Google Brain fills in the details of very lo-res images

by Mark Tyson on 8 February 2017, 14:31

Tags: Google (NASDAQ:GOOG)

Quick Link: HEXUS.net/qadd4u

Add to My Vault: x

How often have you sighed when watching Hollywood crime fighters zoom in to a blurred / grainy / pixelated image to reveal sharper and clearer details? Some level of suspension of disbelief is necessary to enjoy sci-fi but current day crime dramas should stay clear…

Now the Google Brain team might be onto something similar to the above fantasy technology with its 'Pixel Recursive Super Resolution'. For a quick understanding of the synthesising model capabilities have a look at the image matrix and abstract below.

Somehow, almost incredibly, the pixel recursive super resolution model takes the 8x8 pixel inputs shown above (left column) and produces the 32x32 pixel samples shown alongside (middle column). The accuracy is rather good when compared against the 'ground truth' unpixelated original image in the final column.
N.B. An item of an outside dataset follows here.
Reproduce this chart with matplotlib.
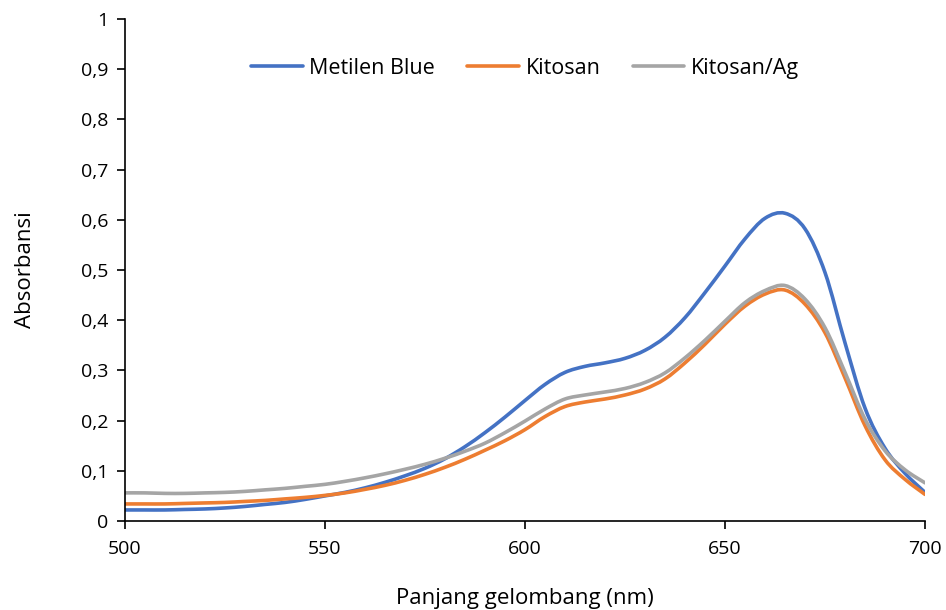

The Google Brain team behind the model explains that previous models have averaged various details to produce blurry indistinct images, little more useful than the pixelated input. In contrast the pixel recursive super resolution model uses two neural net processes in concert to create a sharp and recognisable image. To create these images the model must make hard decisions about the type of textures, shapes, and patterns present at different parts of an image.

First of all, the model maps the pixels in the lo-res sample to a similar high resolution one using a learned 'conditional network' ResNet process. This narrows down options for the next neural net process to work on. The second 'PixelCNN network' process looks to add detail to the pixellated image based upon similar source images with similar pixel locations. When both neural net processes have run the image data is combined to provide the 32x32 samples in the main image above.

Currently the 'Pixel Recursive Super Resolution' model is trained up for working on cropped celeb faces and hotel bedrooms.

Source: Google Brain research paper (PDF), via Engadget.



HEXUS Forums :: 12 Comments

Login with Forum Account

Don't have an account? Register today!
So the CSI ‘computer enhance’ meme is starting to come true? That something I never expected. Wonder if this will help with crimes - You couldn't use it as evidence but could help with suspect wanted mug shots…
cheesemp
So the CSI ‘computer enhance’ meme is starting to come true? That something I never expected. Wonder if this will help with crimes - You couldn't use it as evidence but could help with suspect wanted mug shots…

No. It creates very “Hollywood” faces because it's creating believable composites from overlapping images in a database that match the angle. If the person looked like the image, it would be chance (and a relatively low chance, given that your average Joe/Jo is not photogenic).

In the same way, look at the images with involve windows. It's smart enough to track subtle gradation of light from right to left across an image, pick up a frame shape, and decide that this thing on the right is: a light source; a gentle enough light source to be a window; a size and shape consistent with a window. But in one of Google's shots, the window is a skylight cut into the slanting roof of an attic room. To replace the window, the software has to insert a composite window-ish element, and it has vertical frames like the ones in its database.
cheesemp
So the CSI ‘computer enhance’ meme is starting to come true? That something I never expected. Wonder if this will help with crimes - You couldn't use it as evidence but could help with suspect wanted mug shots…

No, the information in the fuzzed out images is gone and cannot ever be restored. This tech could make for a cracking TV upscaler, but not evidence.

The network was trained with images of celebs. Given a fuzzed input, it hallucinates a celeb based on the input. Given a picture of me, it would hallucinate the closest celeb like face it could.

I look forward to TVs having a de-pixellation mode to make tamed tv footage rude again, it would work very well for that :D
DanceswithUnix
The network was trained with images of celebs. Given a fuzzed input, it hallucinates a celeb based on the input. Given a picture of me, it would hallucinate the closest celeb like face it could.
So cameo appearances are going to soar and celebs themselves will begin to wonder if they had accidentally wandered on the set of some film without knowing it?
DanceswithUnix
No, the information in the fuzzed out images is gone and cannot ever be restored. This tech could make for a cracking TV upscaler, but not evidence.

The network was trained with images of celebs. Given a fuzzed input, it hallucinates a celeb based on the input. Given a picture of me, it would hallucinate the closest celeb like face it could.

I look forward to TVs having a de-pixellation mode to make tamed tv footage rude again, it would work very well for that :D

Um - Thats why I stated not for evidence but for mug shots. Sure it might be just a very generic face in the future but its better than some useless CCTV police often show now when try to find a wanted person.

Edit: Also don't forget this is version 1 of this tech. I'm sure it will improve to support more generic faces.